Even more troubling is the thought of 76ers fans gulping this terror and anxiety down and normalizing it in their own vulnerable psyches. Our own Dan McQuade acknowledged that the threat of catastrophe is always "in the back of my head every time [Embiid] even looks like he's going to hit the ground," but he has become accustomed to this condition, and since Embiid mostly survives the falls the experience is "not quite as bad as it used to be, scare-wise." Another Sixers fan described four years of "clench-inducing" horror, but said that he is now "totally numb," something he considers "part of the package" of being a fan of this team. I feel the need to point out, here, that numbness is not merely an absence of pain, it is an absence of sensation. This is a deeply troubling condition of fandom.
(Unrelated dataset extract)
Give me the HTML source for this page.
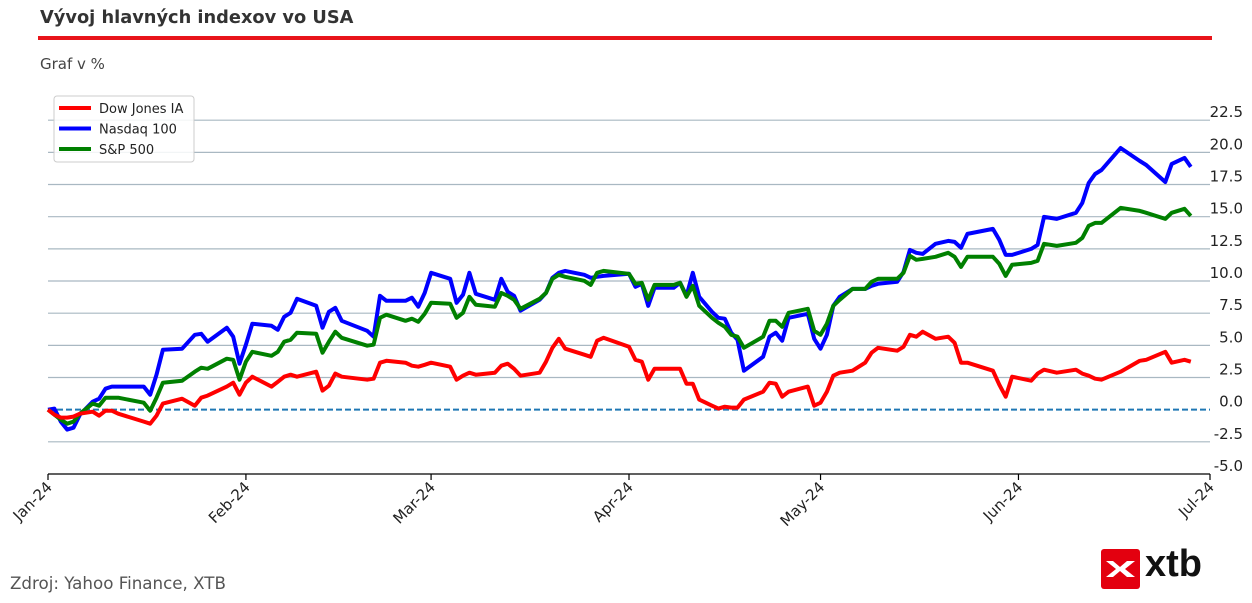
<!DOCTYPE html>
<html><head><meta charset="utf-8">
<style>
body{margin:0;width:1252px;height:603px;background:#fff;overflow:hidden;font-family:"DejaVu Sans","Liberation Sans",sans-serif;position:relative}
.title{position:absolute;left:40px;top:7px;font-size:17.8px;font-weight:bold;color:#333}
.rule{position:absolute;left:38px;top:36px;width:1174px;height:4px;background:#e8141a}
.sub{position:absolute;left:40px;top:55px;font-size:15px;color:#444}
.src{position:absolute;left:10px;top:573px;font-size:16.7px;color:#555}
.logo{position:absolute;left:1101px;top:549px;width:39px;height:40px;background:#e3000f;border-radius:3px}
.xtb{position:absolute;left:1145px;top:543px;font-size:38px;font-weight:bold;color:#111;font-family:"Liberation Sans",sans-serif}
svg{position:absolute;left:0;top:0}
</style></head><body>
<div class="title">Vývoj hlavných indexov vo USA</div>
<div class="rule"></div>
<div class="sub">Graf v %</div>
<svg id="chart" width="1252" height="603"></svg>
<div class="src">Zdroj: Yahoo Finance, XTB</div>
<div class="logo">
<svg width="39" height="40" viewBox="0 0 39 40"><path d="M5 12 L15 20 L5 28 L12 28 L19 22 L26 28 L34 28 L24 20 L34 12 L26 12 L19 18 L12 12 Z" fill="#fff"/></svg>
</div>
<div class="xtb">xtb</div>
<script>
const days=[0,1,2,3,4,5,7,8,9,10,11,15,16,17,18,21,23,24,25,28,29,30,31,32,35,36,37,38,39,42,43,44,45,46,50,51,52,53,56,57,58,59,60,63,64,65,66,67,70,71,72,73,74,77,78,79,80,81,84,85,86,87,91,92,93,94,95,98,99,100,101,102,104,105,106,107,108,109,112,113,114,115,116,119,120,121,122,123,124,126,128,129,130,133,134,135,136,137,139,141,142,143,144,148,149,150,151,154,155,156,158,161,162,163,164,165,168,171,172,175,176,178,179];
const dowJones=[0,-0.39,-0.62,-0.62,-0.54,-0.31,-0.16,-0.47,-0.08,-0.08,-0.31,-0.93,-1.09,-0.47,0.47,0.85,0.31,0.93,1.09,1.79,2.10,1.16,2.10,2.56,1.79,2.17,2.56,2.72,2.56,2.95,1.48,1.86,2.80,2.56,2.33,2.41,3.65,3.80,3.65,3.42,3.34,3.49,3.65,3.34,2.33,2.64,2.87,2.72,2.87,3.42,3.57,3.18,2.64,2.87,3.73,4.81,5.51,4.74,4.27,4.11,5.36,5.59,4.89,3.88,3.73,2.33,3.18,3.18,3.18,2.02,2.02,0.78,0.31,0.08,0.23,0.16,0.16,0.78,1.40,2.10,2.02,1.01,1.40,1.79,0.31,0.54,1.40,2.64,2.87,3.03,3.65,4.43,4.81,4.58,4.89,5.82,5.67,6.06,5.51,5.67,5.20,3.65,3.65,3.03,1.94,1.01,2.56,2.25,2.80,3.11,2.87,3.11,2.80,2.64,2.41,2.33,2.95,3.80,3.88,4.50,3.65,3.88,3.73];
const nasdaq=[0,0.08,-0.93,-1.55,-1.40,-0.39,0.62,0.85,1.63,1.79,1.79,1.79,1.16,2.72,4.66,4.74,5.82,5.90,5.28,6.37,5.67,3.57,5.05,6.68,6.52,6.21,7.22,7.53,8.62,8.07,6.37,7.61,7.92,6.91,6.13,5.67,8.85,8.46,8.46,8.70,8.00,9.08,10.64,10.17,8.31,8.93,10.64,9.01,8.54,10.17,9.16,8.85,7.69,8.54,9.08,10.25,10.64,10.79,10.48,10.25,10.33,10.40,10.56,9.55,9.78,8.07,9.47,9.47,9.86,8.85,10.64,8.77,7.61,7.14,7.07,5.98,5.43,3.03,4.11,5.67,5.98,5.36,7.14,7.45,5.51,4.74,5.82,8.07,8.77,9.39,9.39,9.63,9.78,9.94,10.71,12.42,12.19,12.11,12.89,13.12,13.04,12.58,13.66,14.05,13.20,12.03,12.03,12.50,12.81,14.98,14.83,15.30,16.07,17.62,18.32,18.63,20.34,19.33,19.02,17.70,19.10,19.57,18.87];
const sp500=[0,-0.39,-0.78,-1.09,-0.93,-0.31,0.47,0.31,0.93,0.93,0.93,0.54,-0.08,0.93,2.10,2.25,2.95,3.26,3.18,3.96,3.88,2.33,3.73,4.50,4.19,4.50,5.28,5.43,5.98,5.90,4.43,5.28,6.06,5.59,4.97,5.05,7.14,7.38,6.91,7.07,6.83,7.45,8.31,8.23,7.14,7.53,8.77,8.15,8.00,9.08,8.85,8.54,7.84,8.62,9.08,10.17,10.48,10.33,10.02,9.70,10.64,10.79,10.56,9.78,9.86,8.54,9.70,9.70,9.86,8.77,9.63,8.07,7.14,6.75,6.44,5.82,5.67,4.81,5.67,6.91,6.91,6.44,7.53,7.84,6.13,5.82,6.68,8.07,8.54,9.39,9.39,9.94,10.17,10.17,10.64,11.96,11.65,11.72,11.88,12.19,11.88,11.10,11.88,11.88,11.34,10.40,11.26,11.41,11.57,12.89,12.73,12.97,13.35,14.29,14.52,14.52,15.68,15.45,15.30,14.83,15.30,15.61,15.06];
const yTicks=[-5.0,-2.5,0.0,2.5,5.0,7.5,10.0,12.5,15.0,17.5,20.0,22.5];
const xTickDays=[0,31,60,91,121,152,182];
const xTickLabels=["Jan-24","Feb-24","Mar-24","Apr-24","May-24","Jun-24","Jul-24"];
const seriesNames=["Dow Jones IA","Nasdaq 100","S&P 500"];

const NS="http://www.w3.org/2000/svg";
const FONT='DejaVu Sans, Liberation Sans, sans-serif';
const svg=document.getElementById('chart');
const X0=48,X1=1210,Y0=474,Y1=120.2,VMIN=-5,VMAX=22.5,DMAX=182;
const xs=d=>X0+d*(X1-X0)/DMAX;
const ys=v=>Y0-(v-VMIN)*(Y0-Y1)/(VMAX-VMIN);
function mk(tag,attrs){const e=document.createElementNS(NS,tag);for(const k in attrs)e.setAttribute(k,attrs[k]);svg.appendChild(e);return e;}

yTicks.forEach(v=>{
  if(v!==0 && v!==VMIN){
    const g=mk('line',{x1:X0,x2:X1,y1:ys(v),y2:ys(v),stroke:'#a9b8c2','stroke-width':1.2});
    
    
  }
  const t=mk('text',{x:1243,y:ys(v)-3,'text-anchor':'end','font-size':15,fill:'#222','font-family':FONT});
  t.textContent=v.toFixed(1);
  
  
});
const zl=mk('line',{x1:X0,x2:X1,y1:ys(0),y2:ys(0),stroke:'#1f77b4','stroke-width':2,'stroke-dasharray':'6,3'});


const ax=mk('line',{x1:X0,x2:X1,y1:Y0,y2:Y0,stroke:'#000','stroke-width':1.2});


xTickDays.forEach((d,i)=>{
  const tk=mk('line',{x1:xs(d),x2:xs(d),y1:Y0,y2:Y0+6,stroke:'#000','stroke-width':1.2});
  
  
  const t=mk('text',{x:xs(d)+5,y:Y0+14,'text-anchor':'end','font-size':15,fill:'#222','font-family':FONT,transform:`rotate(-45 ${xs(d)+5} ${Y0+14})`});
  t.textContent=xTickLabels[i];
  
  
});
const colors=['#ff0000','#0000ff','#008000'];
const allSeries=[dowJones,nasdaq,sp500];
const order=[1,2,0];
order.forEach(si=>{
  const vals=allSeries[si];
  const n=Math.min(vals.length,days.length);
  let d='';
  for(let i=0;i<n;i++)d+=(i?'L':'M')+xs(days[i]).toFixed(1)+' '+ys(vals[i]).toFixed(1);
  const p=mk('path',{d:d,fill:'none',stroke:colors[si],'stroke-width':4,'stroke-linejoin':'round'});
  
  
});
const lb=mk('rect',{x:54,y:96,width:140,height:66,rx:3,fill:'#fff','fill-opacity':0.85,stroke:'#ccc'});


seriesNames.forEach((nm,i)=>{
  const y=108+i*20.5;
  const l=mk('line',{x1:59,x2:91,y1:y,y2:y,stroke:colors[i],'stroke-width':4});
  
  
  const t=mk('text',{x:99,y:y+5,'font-size':13,fill:'#222','font-family':FONT});
  t.textContent=nm;
  
  
});
</script>
</body></html>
TNT showed a shocking statistic Thursday night: Embiid's current streak of 20 consecutive games played is the second-longest of his eight-year NBA career. This reflects not just the trouble that Embiid's had with injuries in his career, but also the lengths the 76ers have gone to limit his workload and protect him from wear and tear. Now Embiid is reaching his incredible peak as a player, putting together a historic season leading a Sixers team stuck in limbo due to the ongoing Ben Simmons situation. This man's health must be protected at all costs! I feel reasonably confident that NASA has invented science things that can protect the various joints and load-bearing members of much larger and more complex structures than Joel Embiid. I can think of no reason why this technology cannot be put to use in such a way that the experience of watching Embiid play a game of basketball is made less agonizing.